What you need to do
Identify and reproduce every line holding the string "this".

————

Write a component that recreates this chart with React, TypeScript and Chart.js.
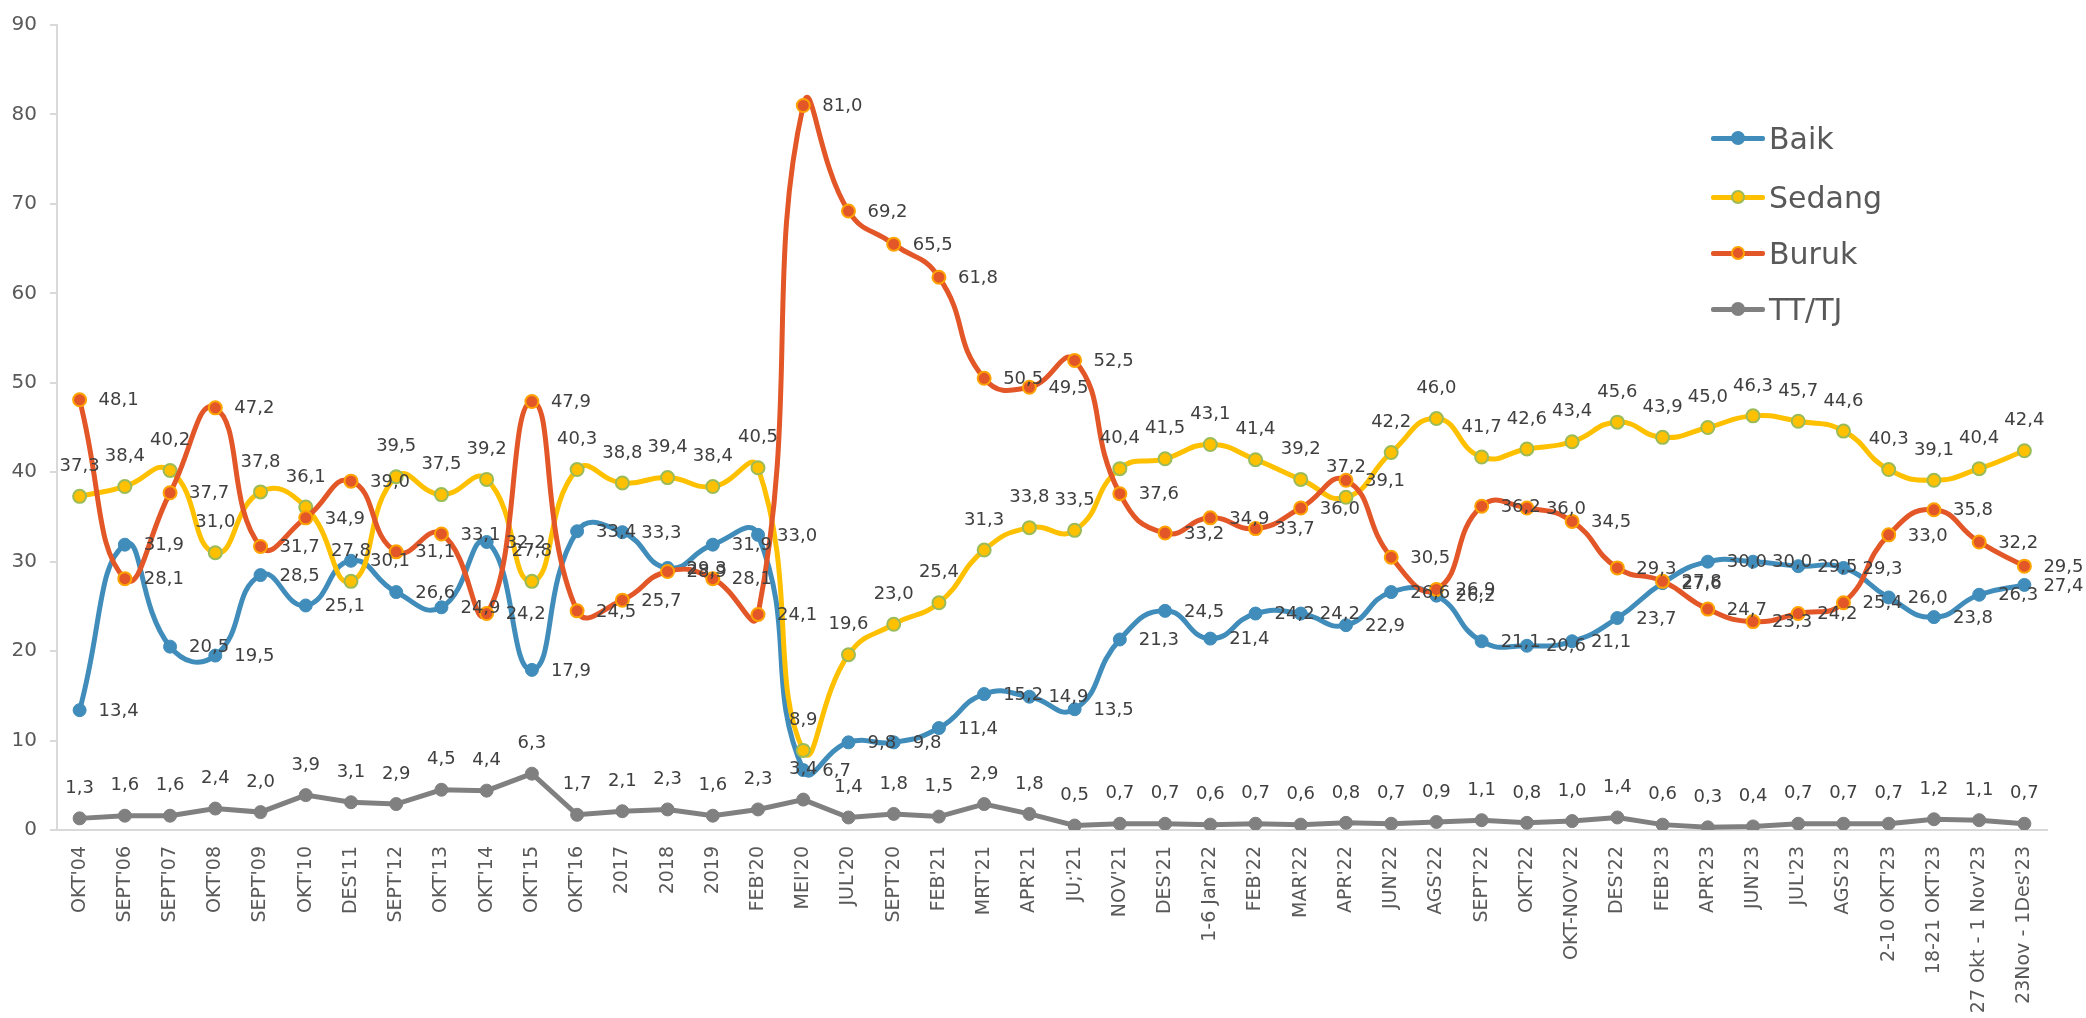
import React, { useEffect, useRef } from "react";
import { Chart, registerables } from "chart.js";

Chart.register(...registerables);

const categories = [
  "OKT'04", "SEPT'06", "SEPT'07", "OKT'08", "SEPT'09", "OKT'10", "DES'11", "SEPT'12",
  "OKT'13", "OKT'14", "OKT'15", "OKT'16", "2017", "2018", "2019", "FEB'20", "MEI'20",
  "JUL'20", "SEPT'20", "FEB'21", "MRT'21", "APR'21", "JU;'21", "NOV'21", "DES'21",
  "1-6 Jan'22", "FEB'22", "MAR'22", "APR'22", "JUN'22", "AGS'22", "SEPT'22", "OKT'22",
  "OKT-NOV'22", "DES'22", "FEB'23", "APR'23", "JUN'23", "JUL'23", "AGS'23",
  "2-10 OKT'23", "18-21 OKT'23", "27 Okt - 1 Nov'23", "23Nov - 1Des'23",
];

const baik = [
  13.4, 31.9, 20.5, 19.5, 28.5, 25.1, 30.1, 26.6, 24.9, 32.2, 17.9, 33.4, 33.3, 29.3, 31.9, 33.0,
  6.7, 9.8, 9.8, 11.4, 15.2, 14.9, 13.5, 21.3, 24.5, 21.4, 24.2, 24.2, 22.9, 26.6, 26.2, 21.1,
  20.6, 21.1, 23.7, 27.6, 30.0, 30.0, 29.5, 29.3, 26.0, 23.8, 26.3, 27.4,
];

const sedang = [
  37.3, 38.4, 40.2, 31.0, 37.8, 36.1, 27.8, 39.5, 37.5, 39.2, 27.8, 40.3, 38.8, 39.4, 38.4, 40.5,
  8.9, 19.6, 23.0, 25.4, 31.3, 33.8, 33.5, 40.4, 41.5, 43.1, 41.4, 39.2, 37.2, 42.2, 46.0, 41.7,
  42.6, 43.4, 45.6, 43.9, 45.0, 46.3, 45.7, 44.6, 40.3, 39.1, 40.4, 42.4,
];

const buruk = [
  48.1, 28.1, 37.7, 47.2, 31.7, 34.9, 39.0, 31.1, 33.1, 24.2, 47.9, 24.5, 25.7, 28.9, 28.1, 24.1,
  81.0, 69.2, 65.5, 61.8, 50.5, 49.5, 52.5, 37.6, 33.2, 34.9, 33.7, 36.0, 39.1, 30.5, 26.9, 36.2,
  36.0, 34.5, 29.3, 27.8, 24.7, 23.3, 24.2, 25.4, 33.0, 35.8, 32.2, 29.5,
];

const tttj = [
  1.3, 1.6, 1.6, 2.4, 2.0, 3.9, 3.1, 2.9, 4.5, 4.4, 6.3, 1.7, 2.1, 2.3, 1.6, 2.3,
  3.4, 1.4, 1.8, 1.5, 2.9, 1.8, 0.5, 0.7, 0.7, 0.6, 0.7, 0.6, 0.8, 0.7, 0.9, 1.1,
  0.8, 1.0, 1.4, 0.6, 0.3, 0.4, 0.7, 0.7, 0.7, 1.2, 1.1, 0.7,
];

const seriesNames = ["Baik", "Sedang", "Buruk", "TT/TJ"];
const labelPositions = ["right", "above", "right", "above"];

const Y_MIN = 0;
const Y_MAX = 90;
const Y_STEP = 10;

const FONT = "'DejaVu Sans', sans-serif";

const COLORS = {
  baik: "#408CBA",
  sedang: "#FFC000",
  sedangBorder: "#9BBB59",
  buruk: "#E25627",
  burukBorder: "#FFA300",
  tttj: "#808080",
  text: "#404040",
  axisText: "#595959",
  axis: "#D9D9D9",
};

const dataLabelPlugin = {
  id: "dataLabelPlugin",
  afterDatasetsDraw(chart: any) {
    const ctx = chart.ctx;
    ctx.save();
    ctx.font = `18px ${FONT}`;
    ctx.fillStyle = COLORS.text;
    ctx.textBaseline = "middle";
    chart.data.datasets.forEach((ds: any, i: number) => {
      const meta = chart.getDatasetMeta(i);
      const pos = labelPositions[i];
      meta.data.forEach((el: any, j: number) => {
        const v = ds.data[j] as number;
        const txt = v.toFixed(1).replace(".", ",");
        if (pos === "right") {
          ctx.textAlign = "left";
          ctx.fillText(txt, el.x + 19, el.y + 1);
        } else {
          ctx.textAlign = "center";
          ctx.fillText(txt, el.x, el.y - 30);
        }
      });
    });
    ctx.restore();
  },
};

const legendItems = [
  { name: seriesNames[0], line: COLORS.baik, fill: COLORS.baik, border: COLORS.baik, top: 138 },
  { name: seriesNames[1], line: COLORS.sedang, fill: COLORS.sedang, border: COLORS.sedangBorder, top: 197 },
  { name: seriesNames[2], line: COLORS.buruk, fill: COLORS.buruk, border: COLORS.burukBorder, top: 253 },
  { name: seriesNames[3], line: COLORS.tttj, fill: COLORS.tttj, border: COLORS.tttj, top: 309 },
];

export default function App() {
  const canvasRef = useRef<HTMLCanvasElement | null>(null);

  useEffect(() => {
    const canvas = canvasRef.current;
    if (!canvas) return;
    const chart = new Chart(canvas, {
      type: "line",
      data: {
        labels: categories,
        datasets: [
          {
            label: seriesNames[0],
            data: baik,
            borderColor: COLORS.baik,
            backgroundColor: COLORS.baik,
            borderWidth: 5,
            pointRadius: 6.5,
            pointBorderWidth: 1,
            pointBackgroundColor: COLORS.baik,
            pointBorderColor: COLORS.baik,
            tension: 0.5,
            order: 4,
          },
          {
            label: seriesNames[1],
            data: sedang,
            borderColor: COLORS.sedang,
            backgroundColor: COLORS.sedang,
            borderWidth: 5,
            pointRadius: 6.5,
            pointBorderWidth: 2,
            pointBackgroundColor: COLORS.sedang,
            pointBorderColor: COLORS.sedangBorder,
            tension: 0.5,
            order: 3,
          },
          {
            label: seriesNames[2],
            data: buruk,
            borderColor: COLORS.buruk,
            backgroundColor: COLORS.buruk,
            borderWidth: 5,
            pointRadius: 6.5,
            pointBorderWidth: 2,
            pointBackgroundColor: COLORS.buruk,
            pointBorderColor: COLORS.burukBorder,
            tension: 0.5,
            order: 2,
          },
          {
            label: seriesNames[3],
            data: tttj,
            borderColor: COLORS.tttj,
            backgroundColor: COLORS.tttj,
            borderWidth: 5,
            pointRadius: 6.5,
            pointBorderWidth: 1,
            pointBackgroundColor: COLORS.tttj,
            pointBorderColor: COLORS.tttj,
            tension: 0,
            order: 1,
          },
        ],
      },
      options: {
        animation: false,
        responsive: false,
        devicePixelRatio: 1,
        layout: { padding: { left: 0, top: 17.5, right: 39, bottom: 0 } },
        plugins: {
          legend: { display: false },
          tooltip: { enabled: false },
          title: { display: false },
        },
        scales: {
          x: {
            offset: true,
            grid: { display: false, drawTicks: false },
            border: { display: true, color: COLORS.axis, width: 2 },
            ticks: {
              autoSkip: false,
              minRotation: 90,
              maxRotation: 90,
              padding: 16,
              color: COLORS.axisText,
              font: { family: FONT, size: 19 },
            },
            afterFit(scale: any) {
              scale.height = 188;
            },
          },
          y: {
            min: Y_MIN,
            max: Y_MAX,
            grid: {
              display: true,
              drawOnChartArea: false,
              drawTicks: true,
              tickLength: 7,
              color: COLORS.axis,
              lineWidth: 2,
            },
            border: { display: true, color: COLORS.axis, width: 2 },
            ticks: {
              stepSize: Y_STEP,
              padding: 13,
              color: COLORS.axisText,
              font: { family: FONT, size: 20 },
            },
            afterFit(scale: any) {
              scale.width = 57;
            },
          },
        },
      },
      plugins: [dataLabelPlugin],
    } as any);
    return () => chart.destroy();
  }, []);

  return (
    <div
      style={{
        position: "fixed",
        left: 0,
        top: 0,
        width: 2086,
        height: 1018,
        background: "#ffffff",
        overflow: "hidden",
      }}
    >
      <canvas ref={canvasRef} width={2086} height={1018} style={{ display: "block", width: 2086, height: 1018 }} />
      {legendItems.map((it) => (
        <div
          key={it.name}
          style={{
            position: "absolute",
            left: 1711,
            top: it.top - 20,
            height: 40,
            display: "flex",
            alignItems: "center",
            fontFamily: FONT,
            fontSize: 30,
            color: COLORS.axisText,
            whiteSpace: "nowrap",
          }}
        >
          <div style={{ position: "relative", width: 54, height: 40, marginRight: 4 }}>
            <div
              style={{
                position: "absolute",
                left: 0,
                top: 17.5,
                width: 54,
                height: 5,
                background: it.line,
                borderRadius: 2,
              }}
            />
            <div
              style={{
                position: "absolute",
                left: 20,
                top: 13,
                width: 10,
                height: 10,
                borderRadius: "50%",
                background: it.fill,
                border: `2px solid ${it.border}`,
              }}
            />
          </div>
          <span>{it.name}</span>
        </div>
      ))}
    </div>
  );
}
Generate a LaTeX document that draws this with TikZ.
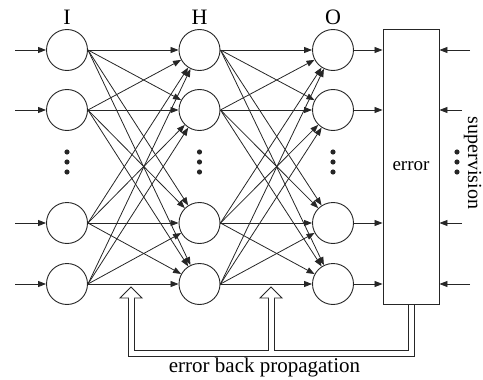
\documentclass[tikz,border=0pt]{standalone}
\usepackage{fontspec}
\setmainfont{Liberation Serif}
\usetikzlibrary{arrows.meta}
\colorlet{ln}{black!85}
\begin{document}
\begin{tikzpicture}[x=1pt,y=-1pt,
  neuron/.style={circle,draw=ln,line width=0.9pt,minimum size=41pt,inner sep=0pt},
  conn/.style={draw=ln,line width=0.8pt,-{Triangle[length=8pt,width=6pt]}},
  lbl/.style={font=\fontsize{22}{24}\selectfont,anchor=base,inner sep=0pt},
  bpout/.style={draw=ln,line width=7pt,line cap=butt,line join=miter},
  bpin/.style={draw=white,line width=5pt,line cap=butt,line join=miter}]
\useasboundingbox (0,0) rectangle (483,380);
% layers
\foreach \n/\y in {1/50,2/110,3/223,4/284} {
  \node[neuron] (i\n) at (67,\y) {};
  \node[neuron] (h\n) at (199.5,\y) {};
  \node[neuron] (o\n) at (333,\y) {};
}
\node[lbl] (lI) at (67,24) {I};
\node[lbl] (lH) at (199.5,24) {H};
\node[lbl] (lO) at (333,24) {O};
% error box
\node[draw=ln,line width=0.9pt,minimum width=56pt,minimum height=275pt,inner sep=0pt,
      font=\fontsize{19}{22}\selectfont] (err) at (411,166.5) {error};
% connections
\foreach \a in {1,...,4} {
  \foreach \b in {1,...,4} {
    \draw[conn] (i\a.east) -- (h\b);
    \draw[conn] (h\a.east) -- (o\b);
  }
}
% inputs, outputs, supervision
\foreach \n/\y/\s in {1/50/470,2/110/462,3/223/462,4/284/470} {
  \coordinate (x\n) at (15,\y);
  \coordinate (s\n) at (\s,\y);
  \draw[conn] (x\n) -- (i\n);
  \draw[conn] (o\n.east) -- (err.west |- o\n);
  \draw[conn] (s\n) -- (err.east |- s\n);
}
% dots
\foreach \x in {67,199.5,333,457} {
  \foreach \y in {152,162,172} {
    \fill[ln] (\x,\y) circle (2.6pt);
  }
}
\node[font=\fontsize{20}{22}\selectfont,rotate=-90,inner sep=0pt] (sup) at (472.5,163) {supervision};
% back propagation
\coordinate (bpL) at (131,298);
\coordinate (bpLc) at (131,353.5);
\coordinate (bpM) at (271,298);
\coordinate (bpMc) at (271,353.5);
\coordinate (bpRc) at (411,353.5);
\draw[bpout] (bpL) -- (bpLc) -- (bpRc) -- (err.south);
\draw[bpout] (bpM) -- (bpMc);
\foreach \c in {bpL,bpM} {
  \filldraw[fill=white,draw=ln,line width=0.9pt,line join=miter] (\c) ++(-11,0) -- ++(11,-11) -- ++(11,11) -- cycle;
}
\draw[bpin] ([yshift=0.7pt]bpL) -- (bpLc) -- (bpRc) -- ([yshift=-0.6pt]err.south);
\draw[bpin] ([yshift=0.7pt]bpM) -- (bpMc);
\node[font=\fontsize{21}{24}\selectfont,anchor=base] (bptxt) at (264.5,372) {error back propagation};
\end{tikzpicture}
\end{document}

————

Full response
Write a component that recreates this chart with React, TypeScript and Chart.js.
Generate a LaTeX document that draws this with TikZ.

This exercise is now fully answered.